Alina von Davier, ACTNext, Inc.
Miss Marple’s Search for Truth in Big Data: On Design, Causal Inference and Computational Psychometrics
Advances in technology have led to a redesign of the educational experience, from testing to learning, from academic to holistic evaluations. Most of these experiences are in virtual settings or in technology-enhanced real environments that allow for an unprecedented amount of fine-grained data collection and for a merge of various data sources that together have the potential to improve the quality of measurement and of diagnostic and recommendations capabilities. The bounty of big data comes with the realization that not all of it is good data and that extracting signal requires a detective mind that can sift through data patterns, design considerations and computational approaches. In this presentation I will share my experience with computational psychometrics, going back to basics, and address the relevance of causal inference in big data.
Michel Wedel, University of Maryland
Psychometric Analysis of Eye Movements during Search and Choice
In this presentation I provide an overview of eye movement research for search and choice processes, and provide a framework that helps psychometricians collect and analyze eye movement data. I discuss the multiple cognitive processes underlying the eye movements people make during visual search and choice behavior, briefly mention the design of eye tracking studies, and outline which relevant eye movement measures can be collected through modern eye tracking equipment. Then, I describe integrative Bayesian models of search and choice that represent the underlying cognitive processes based on eye movement data. I conclude with some directions for future research.
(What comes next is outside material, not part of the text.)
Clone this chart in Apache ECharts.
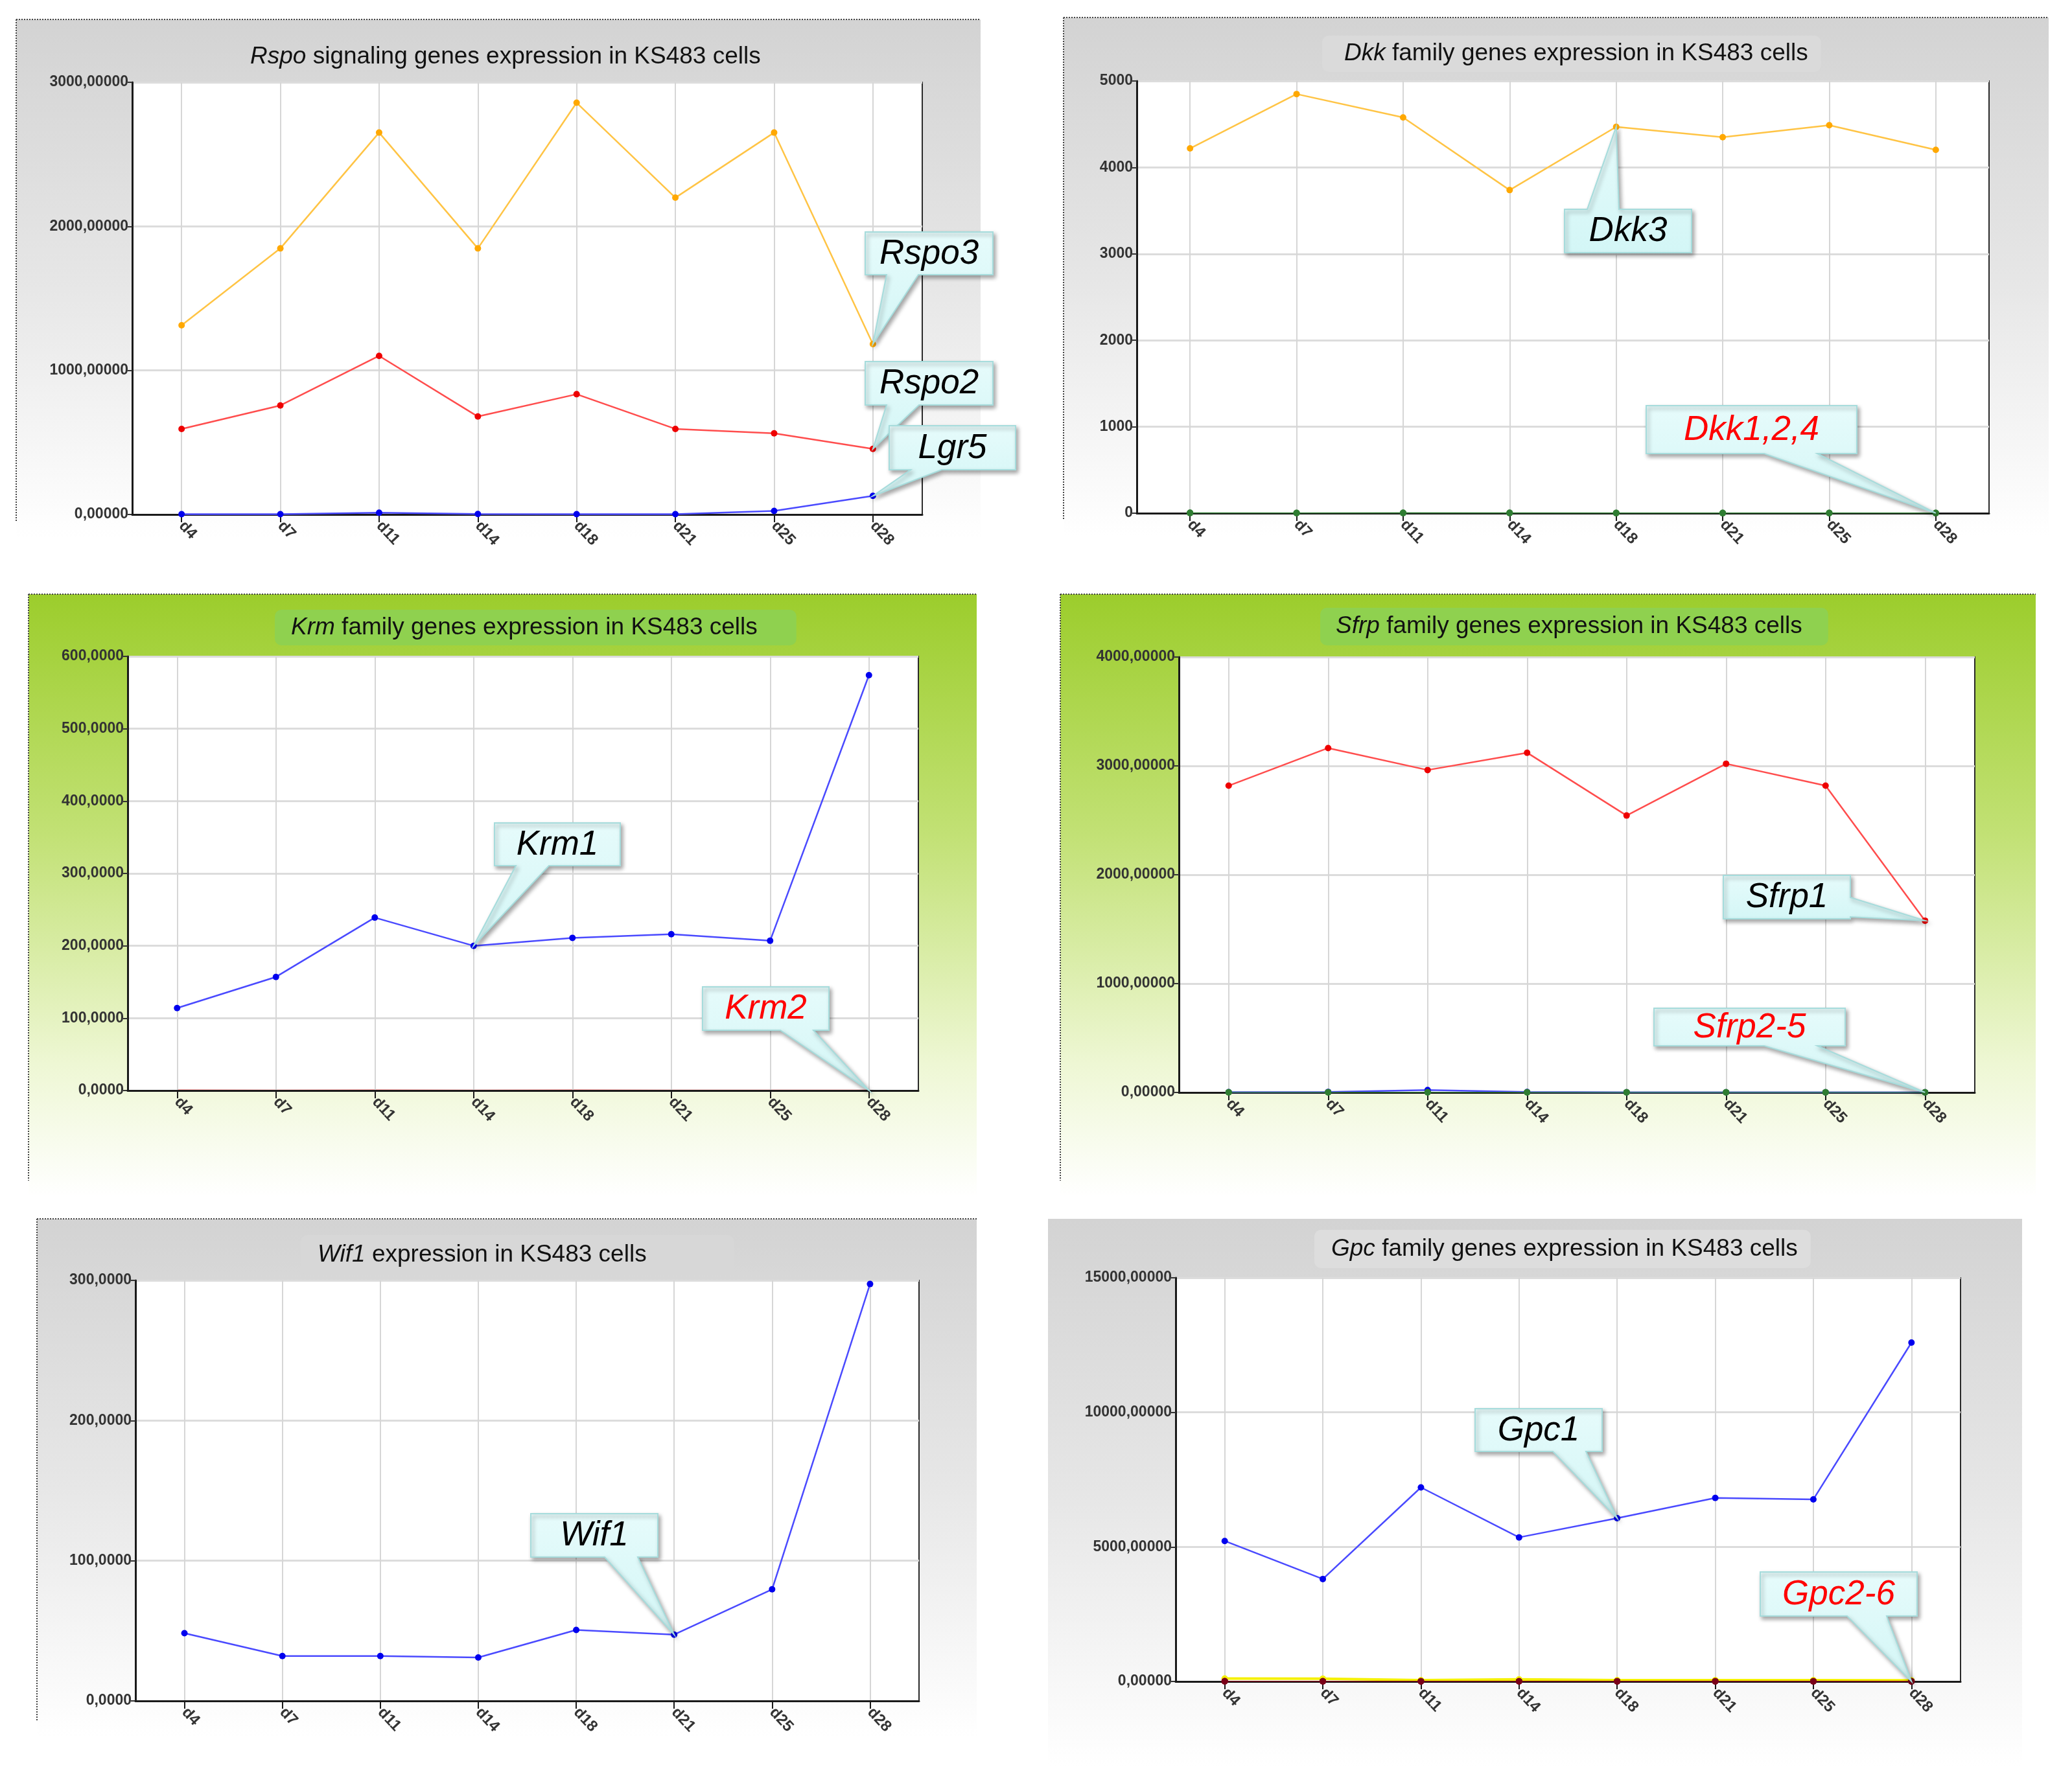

Bin Yu, Departments of Statistics and EECS, UC Berkeley
Veridical Data Science
Building and expanding on principles of statistics, machine learning, and the sciences, we propose the predictability, computability, and stability (PCS) framework for veridical data science. Our framework is comprised of both a workflow and documentation and aims to provide responsible, reliable, reproducible, and transparent results across the entire data science life cycle. The PCS workflow uses predictability as a reality check and considers the importance of computation in data collection/storage and algorithm design. It augments predictability and computability with an overarching stability principle for the data science life cycle. Stability expands on statistical uncertainty considerations to assess how human judgment calls impact data results through data and model/algorithm perturbations. We develop inference procedures that build on PCS, namely PCS perturbation intervals and PCS hypothesis testing, to investigate the stability of data results relative to problem formulation, data cleaning, modeling decisions, and interpretations. Moreover, we propose PCS documentation based on R Markdown or Jupyter Notebook, with publicly available, reproducible codes and narratives to back up human choices made throughout an analysis. The PCS framework will be illustrated through examples in social science and a case study from neuroscience for movie reconstruction using brain signals.